Mixing Painting and Performance

Style transfer algorithms harmonize two art expressions that were not meant to meet.

This animated video blends pictorial and performative art.

To dialogue, the artist duo Tina&Charly either paint or dance. While motion is a fundamental aspect of their artistic approach, their paintings are simply not moving. Conversely, their video record all their dances but do not retain their painting aesthetic.

To fill the gap, we exploit algorithms to automatically stylized each frame of their videos with their paintings. We use neural style transfer algorithms.

Tina&Charly designed a performance where they dance on a beach on a windy day. This merges three dynamics. There is the steady recklessness of the waves, the gallop of the clouds in the sky and Tina&Charly‘s peaceful harmonic motions.

In the stylized frames, the different dynamics create moving sands in the foot of the dancers. The algorithm does not dissociate the sea from the sand so that the motions of the waves can spread to the sand, mixing the two elements.

Style transfer algorithms harmonize two art expressions that otherwise do not meet. The algorithm paints out video performances and animates still paintings.

Doing that manually, frame by frame, is a tedious and repetitive task, not much fulfilling for an artist. Style transfer algorithms offer a “simple” solution. However, could we proceed in a different way to animate these paintings and picturize the performance?

To answer, we thought of some paintings of cavemen. In the South of France, there are many impressive prehistorical caves, see the images below.
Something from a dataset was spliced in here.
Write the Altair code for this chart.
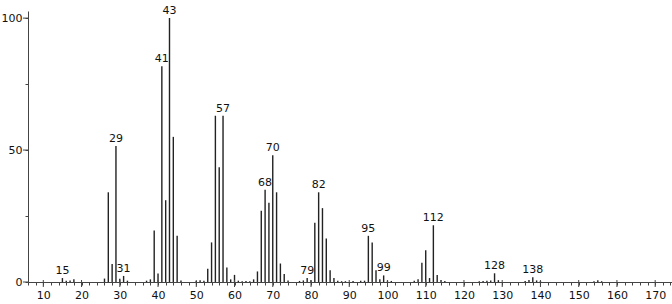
import altair as alt
import pandas as pd

mz = [15, 16, 17, 18,
      26, 27, 28, 29, 30, 31, 32,
      37, 38, 39, 40, 41, 42, 43, 44, 45, 46,
      50, 51, 52, 53, 54, 55, 56, 57, 58, 59, 60, 61, 62, 63, 64, 65, 66, 67, 68, 69, 70, 71, 72, 73, 74,
      77, 78, 79, 80, 81, 82, 83, 84, 85, 86, 87, 88, 89,
      91, 93, 94, 95, 96, 97, 98, 99, 100, 101,
      107, 108, 109, 110, 111, 112, 113, 114, 115,
      124, 125, 126, 127, 128, 129,
      136, 137, 138, 139, 140,
      154, 155, 156]
intensity = [1.5, 0.5, 0.6, 1.0,
             1.3, 34, 6.8, 51.5, 1.2, 2.3, 0.5,
             0.5, 1.0, 19.5, 3.2, 81.8, 31, 100, 55, 17.5, 0.6,
             0.4, 0.7, 0.5, 5, 15, 63, 43.5, 63, 5.5, 1.0, 2.7, 0.5, 0.3, 0.4, 0.3, 1.0, 4, 27, 35, 30, 48, 34, 7, 3, 0.6,
             0.4, 0.6, 1.5, 0.7, 22.5, 34, 28, 16.5, 4.5, 1.5, 0.5, 0.3, 0.3,
             0.4, 0.5, 0.5, 17.5, 15, 4.5, 1.0, 2.5, 0.5, 0.4,
             0.5, 1.0, 7.3, 12, 1.5, 21.5, 2.7, 0.8, 0.4,
             0.3, 0.4, 0.5, 0.6, 3.3, 0.7,
             0.4, 0.8, 1.8, 0.6, 0.4,
             0.3, 0.7, 0.3]
labeled = [15, 29, 31, 41, 43, 57, 68, 70, 79, 82, 95, 99, 112, 128, 138]

x_minor = list(range(6, 175, 2))
x_major = list(range(10, 175, 10))
y_minor = [0, 25, 50, 75, 100]
y_major = [0, 50, 100]

df = pd.DataFrame({"mz": mz, "intensity": intensity})
df["label"] = df["mz"].apply(lambda v: str(v) if v in labeled else "")
lab = df[df["label"] != ""]

FONT = "DejaVu Sans"
H = 271

x_scale = alt.Scale(domain=[6, 174.4], nice=False, zero=False)
y_scale = alt.Scale(domain=[0, 102.7], nice=False)

x_axis = alt.Axis(
    values=x_minor, title=None, grid=False, ticks=True, tickSize=3, tickWidth=1,
    labelExpr="datum.value % 10 === 0 ? datum.label : ''",
    labelOverlap=False, labelBound=False, labelFlush=False,
    domainColor="#444", tickColor="#444", labelColor="#111",
    labelFont=FONT, labelFontSize=11, labelPadding=4,
)
y_axis = alt.Axis(
    values=y_minor, title=None, grid=False, ticks=True, tickSize=3, tickWidth=1,
    labelExpr="datum.value % 50 === 0 ? datum.label : ''",
    labelOverlap=False, labelBound=False, labelFlush=False,
    domainColor="#444", tickColor="#444", labelColor="#111",
    labelFont=FONT, labelFontSize=11, labelPadding=3,
)

bars = alt.Chart(df).mark_rule(color="#222", strokeWidth=1.4).encode(
    x=alt.X("mz:Q", scale=x_scale, axis=x_axis),
    y=alt.Y("intensity:Q", scale=y_scale, axis=y_axis),
    y2=alt.datum(0),
)

xmaj = alt.Chart(pd.DataFrame({"t": x_major})).mark_rule(color="#444", strokeWidth=1).encode(
    x=alt.X("t:Q", scale=x_scale, axis=x_axis),
    y=alt.value(H - 2),
    y2=alt.value(H + 5),
)
ymaj = alt.Chart(pd.DataFrame({"t": y_major})).mark_rule(color="#444", strokeWidth=1).encode(
    y=alt.Y("t:Q", scale=y_scale, axis=y_axis),
    x=alt.value(-5),
    x2=alt.value(0),
)

texts = alt.Chart(lab).mark_text(
    font=FONT, fontSize=11, color="#111", baseline="bottom", dy=-2
).encode(
    x=alt.X("mz:Q", scale=x_scale, axis=x_axis),
    y=alt.Y("intensity:Q", scale=y_scale, axis=y_axis),
    text="label:N",
)

chart = alt.layer(bars, xmaj, ymaj, texts).properties(
    width=644, height=H,
    padding={"left": 28, "top": 11, "right": 0, "bottom": 22},
    autosize=alt.AutoSizeParams(type="none"),
    background="white",
).configure_view(stroke=None).configure_axis(labelOverlap=False)

chart.save("out.html", embed_options={"renderer": "svg", "actions": False})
These paintings were made 30000 years ago or so, but the motion is ubiquitous. Can you imagine the lions rushing to their preys? The herd of bulls and horses circling around you? Or do you hear the muffled sound of the oversized rhinoceros crashing one into the other?

Actually, several prehistorians¹ think that the topography of the rock was also used to animate the overlapping drawings. These paintings were made for rituals.
They were probably designed so that the complex projection of our ancestors’ shadows, the darkness and the lack of oxygen would finally animate all the surroundings animals, uniting all the different artistic media.
Our ancestors lacked any type of material: no canvas or color tubes, and obviously not all the complexity of our computer and algorithms.
Still, we can imagine how captivating and fascinating these performances were.

Caveman paintings are hence a testimony that technology may be useful but is not necessary to animate paintings. Style transfer algorithms have helped us in a repetitive task. Yet, it is also depriving the artists and the spectators of imagining a step ahead from the still image.

Tina&Charly is a duo of French painters and performative artists. They are our friends, and we like to work with them to design machine and algorithms for creative processes — see, for instance, our other work here or this gallery. We use technology to give a pictorial sense of what it is — at the era of the algorithms — for artists to interact with machines. Hopefully, then, we will collectively cast a better vote for the technological environment we want.

[1]: Gwenn Rigal. (2016) “Le temps sacré des cavernes”. Les éditions José Corti.